A deepening divide between big agribusiness firms and family farms will be on display Friday when the Obama administration launches a series of workshops probing antitrust issues in agriculture. Big firms say the forums will show a well-functioning market, but some some producers hope the meetings will expose a system increasingly hostile to family farms.
Jim Foster with his old open-air hog barns in Montgomery County, Mo., will be in Ankney, Iowa, for those sessions, and he is one of the producers looking for change. "Bought this place in '63 when I got out of college and got married, been here ever since," Foster said.
It hasn't been easy keeping this rambling operation together. Big packing companies took over most pork production years ago. That drove down prices and drove most of Foster's neighbors out of the industry.
Twenty-five years ago, Montgomery County had about 200 independent hog farmers. Foster is one of two now. He's got just one steady buyer for his hogs.
Meanwhile, companies that sell Foster supplies have grown just as powerful, as are the ones he depends on to buy his livestock. That leaves Foster trapped between giants — a situation he blames on "hands off" economic policy.
"The biggest boar at the trough needs to win no matter who he lashes out with his tusks and kills, 'cause the biggest company left standing will be efficient, and that efficiency will move down to the consumer," Foster says. "That's hogwash.
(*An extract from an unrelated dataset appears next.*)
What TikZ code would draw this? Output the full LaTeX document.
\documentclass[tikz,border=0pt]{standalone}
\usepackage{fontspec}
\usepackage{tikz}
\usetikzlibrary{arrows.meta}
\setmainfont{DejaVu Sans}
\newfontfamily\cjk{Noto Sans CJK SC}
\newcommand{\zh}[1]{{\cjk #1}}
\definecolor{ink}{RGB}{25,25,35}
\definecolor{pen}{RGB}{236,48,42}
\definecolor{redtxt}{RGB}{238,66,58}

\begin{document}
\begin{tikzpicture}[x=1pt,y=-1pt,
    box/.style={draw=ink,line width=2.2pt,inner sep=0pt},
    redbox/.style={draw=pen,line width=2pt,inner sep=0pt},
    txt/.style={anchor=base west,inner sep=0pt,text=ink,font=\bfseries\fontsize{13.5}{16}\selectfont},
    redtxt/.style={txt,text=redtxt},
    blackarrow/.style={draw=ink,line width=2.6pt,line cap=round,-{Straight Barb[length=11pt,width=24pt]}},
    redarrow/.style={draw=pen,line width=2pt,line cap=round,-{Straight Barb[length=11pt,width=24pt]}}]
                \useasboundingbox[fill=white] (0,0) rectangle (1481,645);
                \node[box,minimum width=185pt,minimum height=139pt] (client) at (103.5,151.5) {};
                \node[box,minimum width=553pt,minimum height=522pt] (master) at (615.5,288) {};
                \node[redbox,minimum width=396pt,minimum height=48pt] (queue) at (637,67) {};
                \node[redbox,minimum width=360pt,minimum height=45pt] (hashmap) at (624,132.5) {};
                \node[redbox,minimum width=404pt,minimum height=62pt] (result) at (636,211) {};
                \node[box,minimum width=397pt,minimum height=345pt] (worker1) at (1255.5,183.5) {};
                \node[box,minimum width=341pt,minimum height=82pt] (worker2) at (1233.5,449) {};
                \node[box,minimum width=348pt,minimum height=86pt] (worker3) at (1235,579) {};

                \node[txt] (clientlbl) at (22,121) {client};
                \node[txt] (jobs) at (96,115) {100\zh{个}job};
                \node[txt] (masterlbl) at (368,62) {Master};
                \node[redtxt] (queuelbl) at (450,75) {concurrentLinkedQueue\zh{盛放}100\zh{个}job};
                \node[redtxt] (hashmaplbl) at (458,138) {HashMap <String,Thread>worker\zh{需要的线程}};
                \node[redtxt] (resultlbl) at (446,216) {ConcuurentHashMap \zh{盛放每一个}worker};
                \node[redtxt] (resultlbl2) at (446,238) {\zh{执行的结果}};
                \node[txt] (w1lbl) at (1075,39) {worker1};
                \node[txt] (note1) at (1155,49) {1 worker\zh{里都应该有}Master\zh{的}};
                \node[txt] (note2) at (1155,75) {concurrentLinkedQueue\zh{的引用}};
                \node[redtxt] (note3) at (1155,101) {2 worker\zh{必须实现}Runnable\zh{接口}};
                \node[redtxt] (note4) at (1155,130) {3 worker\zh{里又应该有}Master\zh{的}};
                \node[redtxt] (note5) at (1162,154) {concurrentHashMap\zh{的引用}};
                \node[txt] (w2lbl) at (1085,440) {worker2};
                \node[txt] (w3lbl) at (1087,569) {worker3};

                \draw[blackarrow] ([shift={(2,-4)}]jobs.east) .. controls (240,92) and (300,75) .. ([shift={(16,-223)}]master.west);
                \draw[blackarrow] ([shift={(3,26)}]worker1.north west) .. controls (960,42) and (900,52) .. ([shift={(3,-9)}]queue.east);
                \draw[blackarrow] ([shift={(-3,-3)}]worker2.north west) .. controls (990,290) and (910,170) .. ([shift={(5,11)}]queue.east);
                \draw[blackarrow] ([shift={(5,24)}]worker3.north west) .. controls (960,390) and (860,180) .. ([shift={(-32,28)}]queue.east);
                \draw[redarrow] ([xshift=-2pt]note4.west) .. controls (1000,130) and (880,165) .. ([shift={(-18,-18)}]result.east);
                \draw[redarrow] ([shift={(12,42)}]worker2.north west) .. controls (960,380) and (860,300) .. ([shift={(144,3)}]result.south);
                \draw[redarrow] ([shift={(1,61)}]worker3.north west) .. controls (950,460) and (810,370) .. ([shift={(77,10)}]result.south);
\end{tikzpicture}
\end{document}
That doesn't work. We found out from the banks that it doesn't work that way. They keep that efficiency in their pocket."
Foster thinks the workshops mark a sharp turn in thinking. He's not the only one.
"It indicates that the federal government, for the first time in a very long time, is willing to look at this problem area," says Neil Harl, professor emeritus at Iowa State University.
For 30 years he's been pointing out what he calls the "towering concentration" in agribusiness. He's found an ally in Justice Department antitrust chief Christine Varney.
"Farmers are more and more facing very difficult day-to-day issues of surviving economically," Varney says. "I'm very interested in looking at the factors that contribute to that difficulty."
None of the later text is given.